Netflix, Prime Video & Disney+ to face Ofcom scrutiny as UK gov’t reveals media reforms

The Crown

The UK government has outlined plans to bring global services including Netflix, Amazon Prime Video and Disney+ under new Ofcom rules to allow British pubcasters to “better compete with streaming giants”.

Publishing its long-awaited draft media bill this week, the UK’s department for culture, media and sport (DCMS) shared proposals that will see streaming viewers now able to formally complain to regulatory body Ofcom, which DCMS said would strengthen Ofcom’s duty to assess audience protection measures such as age ratings and viewer guidance on the platforms.

Ofcom will gain “more robust powers” to investigate and take action to enforce standards, including issuing fines to streamers of up to £250,000 ($309,000) and – in serious cases – restricting a service’s availability in the UK.

C4 remit expanded

Further proposals include including lifting the barrier on Channel 4 being able to produce its own content.

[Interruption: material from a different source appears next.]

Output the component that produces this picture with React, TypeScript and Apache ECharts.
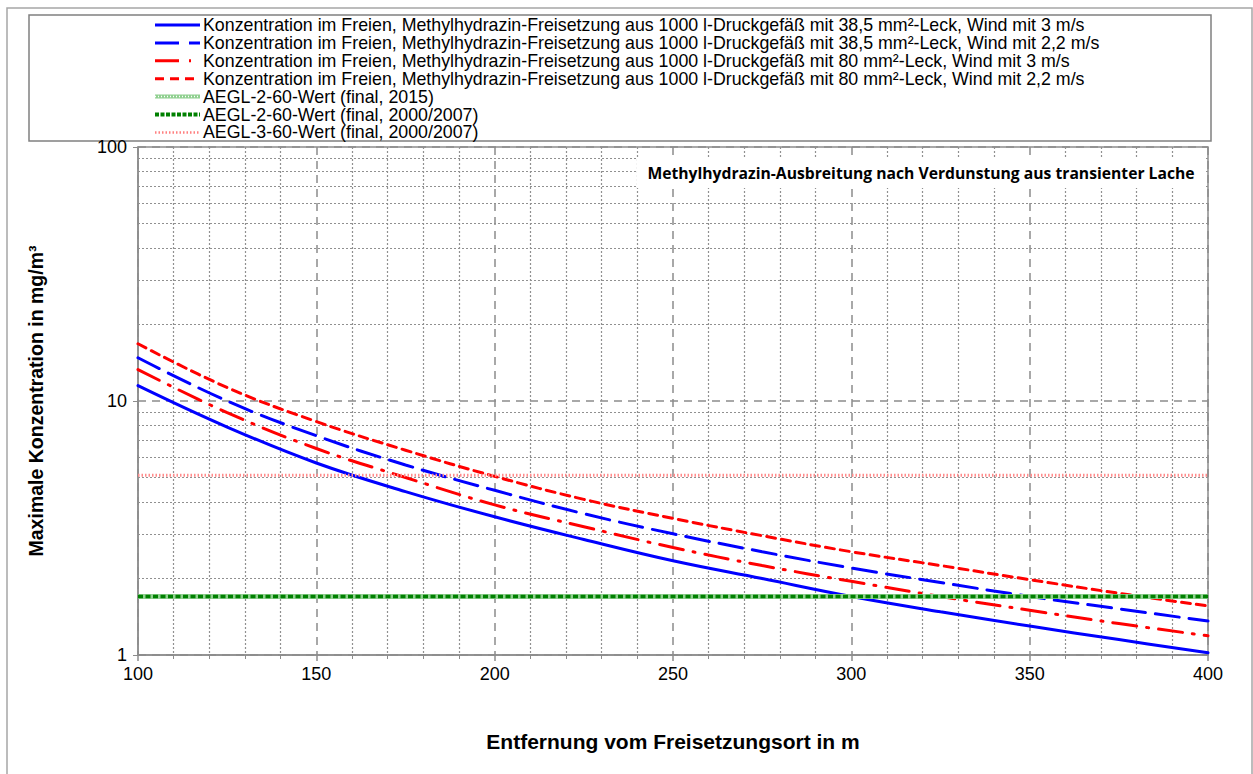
import React, { useEffect, useRef } from "react";
import * as echarts from "echarts";

const distances = [100, 125, 150, 175, 200, 225, 250, 275, 300, 325, 350, 375, 400];
const blueSolid = [11.5, 7.9, 5.7, 4.4, 3.5, 2.85, 2.35, 2.0, 1.7, 1.48, 1.3, 1.15, 1.02];
const blueDashed = [14.8, 10.0, 7.3, 5.6, 4.45, 3.6, 3.0, 2.55, 2.2, 1.93, 1.7, 1.52, 1.36];
const redDashDot = [13.3, 9.0, 6.5, 5.0, 3.9, 3.2, 2.65, 2.25, 1.95, 1.7, 1.5, 1.33, 1.19];
const redDashed = [16.8, 11.3, 8.3, 6.4, 5.05, 4.1, 3.45, 2.95, 2.55, 2.25, 1.98, 1.75, 1.56];
const aeglRange = [100, 400];
const aegl2_2015 = 1.7;
const aegl2_2000 = 1.7;
const aegl3_2000 = 5.1;
const xTicks = [100, 150, 200, 250, 300, 350, 400];
const yMinorGrid = [2, 3, 4, 5, 6, 7, 8, 9, 20, 30, 40, 50, 60, 70, 80, 90];

const names = [
  "Konzentration im Freien, Methylhydrazin-Freisetzung aus 1000 l-Druckgefäß mit 38,5 mm²-Leck, Wind mit 3 m/s",
  "Konzentration im Freien, Methylhydrazin-Freisetzung aus 1000 l-Druckgefäß mit 38,5 mm²-Leck, Wind mit 2,2 m/s",
  "Konzentration im Freien, Methylhydrazin-Freisetzung aus 1000 l-Druckgefäß mit 80 mm²-Leck, Wind mit 3 m/s",
  "Konzentration im Freien, Methylhydrazin-Freisetzung aus 1000 l-Druckgefäß mit 80 mm²-Leck, Wind mit 2,2 m/s",
  "AEGL-2-60-Wert (final, 2015)",
  "AEGL-2-60-Wert (final, 2000/2007)",
  "AEGL-3-60-Wert (final, 2000/2007)",
];
const chartTitle = "Methylhydrazin-Ausbreitung nach Verdunstung aus transienter Lache";
const yTitle = "Maximale Konzentration in mg/m³";
const xTitle = "Entfernung vom Freisetzungsort in m";

const pair = (ys: number[]) => distances.map((d, i) => [d, ys[i]]);
const flat = (v: number) => aeglRange.map((d) => [d, v]);

const App: React.FC = () => {
  const ref = useRef<HTMLDivElement>(null);
  useEffect(() => {
    if (!ref.current) return;
    const chart = echarts.init(ref.current, null, { renderer: "svg" });
    const font = "'Liberation Sans', Arial, sans-serif";
    const curveStyles = [
      { color: "#0000ff", width: 3, type: "solid" as any },
      { color: "#0000ff", width: 3, type: [24, 10] },
      { color: "#ff0000", width: 3, type: [24, 10, 2, 10] },
      { color: "#ff0000", width: 3, type: [9, 6] },
    ];
    const curveData = [blueSolid, blueDashed, redDashDot, redDashed];

    const legendGraphics: any[] = [];
    const rowY = (i: number) => 25 + i * 17.9;
    names.forEach((n, i) => {
      const y = rowY(i);
      if (i < 4) {
        legendGraphics.push({
          type: "line",
          shape: { x1: 155, y1: y, x2: 200, y2: y },
          style: { stroke: curveStyles[i].color, lineWidth: 3, lineDash: curveStyles[i].type === "solid" ? null : curveStyles[i].type },
        });
      } else if (i === 4) {
        legendGraphics.push({ type: "line", shape: { x1: 155, y1: y, x2: 200, y2: y }, style: { stroke: "#90d090", lineWidth: 4 } });
        legendGraphics.push({ type: "line", shape: { x1: 155, y1: y, x2: 200, y2: y }, style: { stroke: "#ffffff", lineWidth: 1.5, lineDash: [1, 2] } });
      } else if (i === 5) {
        legendGraphics.push({ type: "line", shape: { x1: 155, y1: y, x2: 200, y2: y }, style: { stroke: "#008000", lineWidth: 4, lineDash: [4, 1.5] } });
      } else {
        legendGraphics.push({ type: "line", shape: { x1: 155, y1: y, x2: 200, y2: y }, style: { stroke: "#ff8080", lineWidth: 2.5, lineDash: [1.5, 2] } });
      }
      legendGraphics.push({
        type: "text",
        x: 203,
        y,
        style: { text: n, font: `17.8px ${font}`, fill: "#000", textVerticalAlign: "middle", verticalAlign: "middle" },
      });
    });

    const series: any[] = curveData.map((d, i) => ({
      type: "line",
      name: names[i],
      data: pair(d),
      smooth: 0.4,
      showSymbol: false,
      symbol: "none",
      lineStyle: { color: curveStyles[i].color, width: curveStyles[i].width, type: curveStyles[i].type, cap: "round" },
      z: 3,
    }));
    series.push({
      type: "line",
      name: names[4],
      data: flat(aegl2_2015),
      symbol: "none",
      lineStyle: { color: "#90d090", width: 5 },
      z: 4,
      markLine: {
        silent: true,
        symbol: "none",
        label: { show: false },
        lineStyle: { color: "#909090", width: 1.2, type: [2, 2] },
        data: yMinorGrid.map((v) => ({ yAxis: v })),
        z: 1,
      },
    });
    series.push({
      type: "line",
      name: names[5],
      data: flat(aegl2_2000),
      symbol: "none",
      lineStyle: { color: "#008000", width: 3.5, type: [5, 2.5] },
      z: 5,
    });
    series.push({
      type: "line",
      name: names[6],
      data: flat(aegl3_2000),
      symbol: "none",
      lineStyle: { color: "#ff8c8c", width: 3, type: [1.5, 2] },
      z: 5,
    });

    chart.setOption({
      animation: false,
      backgroundColor: "#fff",
      grid: { left: 138, right: 45, top: 147, bottom: 119, show: true, borderColor: "#8c8c8c", borderWidth: 1.5, backgroundColor: "transparent" },
      xAxis: {
        type: "value",
        min: xTicks[0],
        max: xTicks[xTicks.length - 1],
        interval: 50,
        axisLine: { show: true, lineStyle: { color: "#8c8c8c", width: 1.5 } },
        axisTick: { show: true, length: 6, lineStyle: { color: "#8c8c8c", width: 1.5 } },
        minorTick: { show: true, splitNumber: 5, length: 4, lineStyle: { color: "#8c8c8c" } },
        axisLabel: { fontSize: 18, color: "#000", fontFamily: font, margin: 10 },
        splitLine: { show: true, lineStyle: { color: "#8c8c8c", width: 1.5, type: [8, 6] } },
        minorSplitLine: { show: true, lineStyle: { color: "#909090", width: 1.2, type: [2, 2] } },
      },
      yAxis: {
        type: "log",
        logBase: 10,
        min: 1,
        max: 100,
        axisLine: { show: true, lineStyle: { color: "#8c8c8c", width: 1.5 } },
        axisTick: { show: true, length: 5, lineStyle: { color: "#8c8c8c" } },
        axisLabel: { fontSize: 18, color: "#000", fontFamily: font, margin: 11 },
        splitLine: { show: true, lineStyle: { color: "#8c8c8c", width: 1.5, type: [8, 6] } },
      },
      series,
      graphic: [
        { type: "rect", shape: { x: 7, y: 8, width: 1245, height: 800 }, style: { fill: "none", stroke: "#a6a6a6", lineWidth: 1.5 }, silent: true, z: -10 },
        { type: "rect", shape: { x: 29, y: 15, width: 1182, height: 126 }, style: { fill: "#fff", stroke: "#808080", lineWidth: 1.5 }, silent: true },
        ...legendGraphics,
        { type: "rect", shape: { x: 637, y: 158, width: 568, height: 30 }, style: { fill: "#fff", stroke: "none" }, z: 50 },
        {
          type: "text",
          x: 921,
          y: 173,
          z: 51,
          style: { text: chartTitle, font: `bold 15.7px "Open Sans", sans-serif`, fill: "#000", align: "center", verticalAlign: "middle", textAlign: "center", textVerticalAlign: "middle" },
        },
        {
          type: "text",
          x: 36,
          y: 401,
          rotation: Math.PI / 2,
          style: { text: yTitle, font: `bold 19.5px ${font}`, fill: "#000", align: "center", verticalAlign: "middle", textAlign: "center", textVerticalAlign: "middle" },
        },
        {
          type: "text",
          x: 673,
          y: 741,
          style: { text: xTitle, font: `bold 21px ${font}`, fill: "#000", align: "center", verticalAlign: "middle", textAlign: "center", textVerticalAlign: "middle" },
        },
      ],
    });
    return () => chart.dispose();
  }, []);
  return <div ref={ref} style={{ position: "absolute", left: 0, top: 0, width: 1253, height: 774 }} />;
};

export default App;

The commercially funded public broadcaster will be handed “a new legal duty to consider its long-term sustainability alongside the delivery of its public service remit,” which will allow it to “continue to produce high impact, distinctive shows long into the future,” said the DCMS. The move follows C4’s succesful battle against privatisation.

Geographic restrictions will also be removed for Welsh language broadcaster S4C so that it can broaden its reach in the UK and beyond and offer its content on new digital services.

Other rules include ensuring pubcasters’ on-demand services, such as BBC iPlayer and ITVX, are easier to discover on smart TVs, set-top boxes and streaming sticks, while global SVODs will have to follow new Ofcom content code to protect audiences from a wider range of harmful material – such as misleading health claims.

Streamers will also be required support people with disabilities and VOD services will have to provide subtitles on 80 per cent of their programmes, while 10 per cent must have audio description and 5 per cent signed interpretation.

The DCMS said that new laws will introduce “simpler, more flexible rules” on what TV programmes public service broadcasters are required to show, so that they are better equipped to adapt to changing viewer habits as people increasingly watch TV on digital devices instead of traditional ‘linear’ TV.

The latest research from Ofcom indicates that traditional ‘linear’ TV viewing is down more than 25% since 2011 and 68% among 16-24-year-olds.

The DCMS said that the bill will enable pubcasters the BBC, ITV, Channel 4, Channel 5, STV and S4C to “unleash their potential to grow, produce more top quality British content and invest in new technologies” to keep viewers tuning in amid “fierce competition” from subscription-based online platforms.

UK producer body Pact responded positively to the publication of the draft media bill, which it said would “help to ensure that online only commissions are made on fair terms” with CEO John McVay commenting that the  legislation “should ensure a fairer playing field for both producers and PSBs in the UK.”